San Francisco is a great home base for Bay Area matchdays: compact, walkable cores, easy transit, and plenty of post-game energy. You’ll be staying in the city while fixtures play at Levi’s Stadium down the peninsula in Santa Clara. Between games, stitch together classic views (Golden Gate Bridge, Alcatraz), breezy waterfronts, and food-centric neighborhoods—most of it reachable on Muni buses, historic streetcars, and cable cars. When it’s time to head to the stadium, you’ll ride Caltrain to Mountain View and transfer to VTA light rail, or go straight on VTA from San Jose; both drop you by the gates. Use SF Travel’s neighborhood guide to plan your in-city days, then follow the Bay Area Host Committee and stadium channels for venue specifics.
Levi’s Stadium (FIFA designation: San Francisco Bay Area Stadium) sits in Santa Clara, about 40 miles south of San Francisco. It’s an open-air NFL venue and World Cup host with a natural-grass surface and an event capacity around 68,500, expandable for major events. Primary transit connections include VTA Light Rail’s Great America Station and the nearby Santa Clara–Great America rail stop (Capitol Corridor/ACE), plus Caltrain transfers at Mountain View to VTA.
Use SF Travel’s map to link districts in easy halves of a day. Pair SoMa (museums, breweries, clubs) with the Embarcadero and Ferry Building for waterfront time. Match Chinatown with adjacent North Beach for temples, Beat-era hangouts, and espresso. Save a second day for the west side: Haight-Ashbury into Golden Gate Park, then cap sunset in the Marina/Crissy Field zone. Each pocket has a distinct vibe and plenty of transit coverage for quick hops.
Make the Ferry Building Marketplace your daytime anchor—cheese counters, oysters, coffee, and bay views under one roof—then graze your way up the Embarcadero to Fisherman’s Wharf for classic seaside snacks. Evenings, Chinatown’s Grant and Stockton corridors deliver banquet halls and late-night bakeries, while North Beach leans Italian with trattorias and convivial bars. If you want craft beer and patios, SoMa gathers taprooms in easy walking distance; for taquerias and natural-wine dens, the Mission stacks options along Valencia and 24th.
Start at the Golden Gate Bridge for the definitive skyline shot, then sail the story of the Bay on a trip to Alcatraz Island—both icons with robust visitor infrastructure and year-round access. Back ashore, hop a cable car from Market Street toward the waterfront and climb to Coit Tower for art-filled interiors and 360° views.

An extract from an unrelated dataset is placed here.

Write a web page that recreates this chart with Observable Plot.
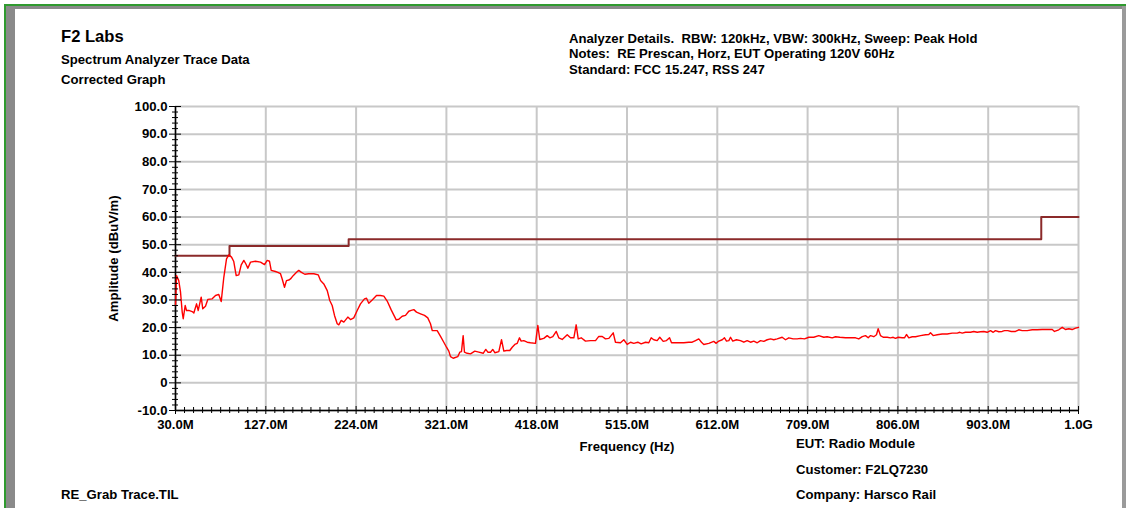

Aim your park day at the Golden Gate Park side of town (gardens, museums, meadows), then sweep into Chinatown and North Beach for temples, cafés, and night-glow neon. Curve past the “crookedest” block of Lombard Street and the Painted Ladies at Alamo Square for the postcard-perfect skyline backdrop.
Narrated bay time is a must: Blue & Gold Fleet runs 60–90 minute cruises that glide under the Golden Gate and around Alcatraz with live/recorded narration. Back on land, San Francisco City Guides—a program of the Public Library—offers free, volunteer-led neighborhood walks daily. Prefer to DIY? The San Francisco Arts Commission publishes resources and maps to explore the city’s vast public-art collection. For museum-style deep dives, book a guided or audio tour at SFMOMA to parse modern and contemporary highlights.
Stick to clusters with easy transit. SoMa has the city’s densest run of large bars, lounges, and late-night venues near downtown hotels; North Beach packs old-school cafés and music bars for post-match hangs; and the Mission concentrates lively spots along Valencia and 16th/24th for a more local feel. Many corridors are walkable from Market Street, with Muni and late-night rideshare coverage. Keep stadium nights on the early side if you’re coming back from Santa Clara by rail.